Why You Should Read China’s Favorite Sci-Fi Epic

The Three-Body Trilogy, now fully translated into English, pits the limits of science against a hostile universe.

There was a moment recently when the internet, parsing a report from scientists at the Search for Extraterrestrial Intelligence Institute, thought we might have received our first interstellar transmission. The hyperventilating headlines gave way a few hours later to cold-water explainers about why it probably wasn’t the work of aliens—or a wrong number. But let’s say it was a real message from 94 light-years away: Should we call back? Anyone who’s read China’s most popular science fiction series, The Three-Body Trilogy, in which author Cixin Liu follows into the far future the consequences of a Chinese scientist who replied to such a signal, would keep silent forever.

Illustration by Sam Island

The first translated volume, The Three-Body Problem, reached the U.S. in 2014 and wound up on the reading lists of President Obama and Facebook founder Mark Zuckerberg—two people who’ve spent a bit of time contemplating what’s to come. The final volume, Death’s End, arrives in the U.S. on Sept. 20 ($26.99; Tor Books), but you should read the roughly 900 pages of the first two books first so it makes sense. Why, you might ask, should you bother to read that many pages of Chinese sci-fi? Especially when you probably haven’t perused much of the Western variety lately?
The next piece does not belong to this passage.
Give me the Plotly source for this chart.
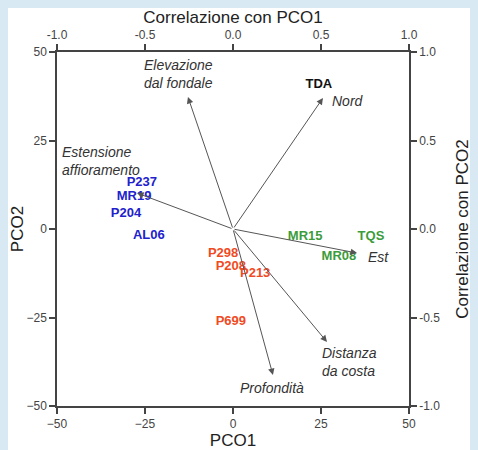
import plotly.graph_objects as go

# Site scores (PCO1, PCO2)
sites_blue = ["P237", "MR19", "P204", "AL06"]
blue_x = [-25.9, -28.1, -30.4, -23.9]
blue_y = [13.0, 9.0, 4.2, -2.0]

sites_red = ["P298", "P208", "P213", "P699"]
red_x = [-2.8, -0.6, 6.3, -0.6]
red_y = [-7.1, -10.7, -12.7, -26.3]

sites_green = ["MR15", "TQS", "MR08"]
green_x = [20.5, 39.2, 30.1]
green_y = [-2.3, -2.3, -7.9]

sites_black = ["TDA"]
black_x = [24.4]
black_y = [40.7]

# Variable correlations with PCO1 / PCO2
var_names = ["Elevazione<br>dal fondale", "Nord", "Estensione<br>affioramento",
             "Est", "Distanza<br>da costa", "Profondità"]
var_cx = [-0.256, 0.511, -0.545, 0.705, 0.534, 0.227]
var_cy = [0.746, 0.740, 0.203, -0.136, -0.638, -0.825]

# label placement for variables (correlation coords, anchor)
lab_pos = [(-0.517, 0.878, "left"), (0.551, 0.723, "left"), (-0.983, 0.384, "left"),
           (0.756, -0.158, "left"), (0.494, -0.751, "left"), (0.222, -0.898, "center")]

ticks_main = [-50, -25, 0, 25, 50]
ticks_corr = [-1.0, -0.5, 0.0, 0.5, 1.0]
ticks_corr_text = ["-1.0", "-0.5", "0.0", "0.5", "1.0"]

FONT = "Liberation Sans, Arial, sans-serif"
fig = go.Figure()

for names, xs, ys, col in [(sites_blue, blue_x, blue_y, "#2222cc"),
                           (sites_red, red_x, red_y, "#f04a24"),
                           (sites_green, green_x, green_y, "#3c9c3c"),
                           (sites_black, black_x, black_y, "#111111")]:
    fig.add_trace(go.Scatter(x=xs, y=ys, mode="text", text=names,
                             textfont=dict(family=FONT, size=13, color=col, weight="bold"),
                             showlegend=False, hoverinfo="skip"))

# invisible trace on correlation axes
fig.add_trace(go.Scatter(x=var_cx, y=var_cy, xaxis="x2", yaxis="y2", mode="markers",
                         marker=dict(opacity=0), showlegend=False, hoverinfo="skip"))

annotations = []
for cx, cy in zip(var_cx, var_cy):
    annotations.append(dict(x=cx, y=cy, xref="x2", yref="y2", ax=0, ay=0,
                            axref="x2", ayref="y2", text="", showarrow=True,
                            arrowhead=2, arrowsize=1.3, arrowwidth=1, arrowcolor="#555555"))
for name, (lx, ly, anc) in zip(var_names, lab_pos):
    annotations.append(dict(x=lx, y=ly, xref="x2", yref="y2", text=name, showarrow=False,
                            xanchor=anc, yanchor="middle", align="left",
                            font=dict(family=FONT, size=14, color="#333333", style="italic")))

axis_common = dict(showgrid=False, zeroline=False, showline=True, linecolor="#444444",
                   linewidth=1.5, ticks="outside", ticklen=6, tickwidth=1.5,
                   tickcolor="#444444", tickfont=dict(family=FONT, size=12, color="#444444"),
                   mirror=False, automargin=False)

fig.update_layout(
    width=470, height=442,
    margin=dict(l=49, r=69, t=44, b=44),
    paper_bgcolor="white", plot_bgcolor="white",
    xaxis=dict(range=[-50, 50], tickvals=ticks_main,
               title=dict(text="PCO1", font=dict(family=FONT, size=17, color="#222222"), standoff=6),
               **axis_common),
    yaxis=dict(range=[-50, 50], tickvals=ticks_main,
               title=dict(text="PCO2", font=dict(family=FONT, size=17, color="#222222"), standoff=6),
               **axis_common),
    xaxis2=dict(range=[-1, 1], tickvals=ticks_corr, ticktext=ticks_corr_text, overlaying="x",
                side="top", anchor="y",
                title=dict(text="Correlazione con PCO1", font=dict(family=FONT, size=17, color="#222222"), standoff=2),
                **axis_common),
    yaxis2=dict(range=[-1, 1], tickvals=ticks_corr, ticktext=ticks_corr_text, overlaying="y",
                side="right", anchor="x",
                title=dict(text="Correlazione con PCO2", font=dict(family=FONT, size=17, color="#222222"), standoff=17),
                **axis_common),
    annotations=annotations,
)

fig.write_html("out.html", post_script="document.body.style.background='#d8e9f4';")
Given how many times we’ve seen the American imagination destroy humanity—Independence Day, War of the Worlds—isn’t it time we let somebody else take a crack? The payoff is a grand—and grim—speculation about the limits of scientific progress.

The trilogy’s plot defies easy summarization: In 1971 a disaffected scientist makes contact with an alien civilization, which leads to the prospect of a full-scale invasion 400 years in the future. (Interstellar travel takes a while.) Scientists and statesmen undertake generation-spanning policy initiatives to prepare, leading to clever plot twists that unfold throughout the course of decades. By the time the reader gets to Death’s End, the love story between a brain in a jar and the beautiful astrophysicist the brain went to college with but never had the nerve to ask out will make total sense and be genuinely moving. Again, it’s complicated.

Chinese fiction hasn’t made significant inroads with U.S. audiences, but that should change. Turkish writer and Nobel laureate Orhan Pamuk once said of China’s rising middle class, “I do not think we shall truly understand the people who have been part of this transformation until we have seen their private lives reflected in novels.” He was talking about Chinese versions of Jonathan Franzen, not Isaac Asimov, but we can ease into that. Don’t think that this trilogy doesn’t tackle serious stuff—topics it’s hard to believe the censors let Liu publish, such as brutal infighting during the Cultural Revolution, followed by a Maoist purge in which a physicist is murdered.

Translators are working to bring American readers up to speed. Chinese American novelist Ken Liu (no relation), a popular and award-winning sci-fi author, translated the first and third books in the series, creating engrossing, nuanced prose. Around the time The Three-Body Problem reached the U.S., Neil Clarke, editor of Clarkesworld, an online sci-fi enthusiast magazine in Stirling, N.J., began a Kickstarter campaign that’s raised about $13,000 to pay for the translation of nine other stories by Chinese sci-fi authors, including Han Song, whose acclaim almost matches Cixin Liu’s.

Ken Liu has warned English readers against putting a neat definition on what makes Chinese science fiction different from its U.S. counterpart. There’s a lot of sci-fi in China, he says; asking what defines an American sci-fi story would produce an equally unsatisfying answer. Still, reading someone else’s dark dreams of the future has got to be good for us. For once, we get to be the aliens.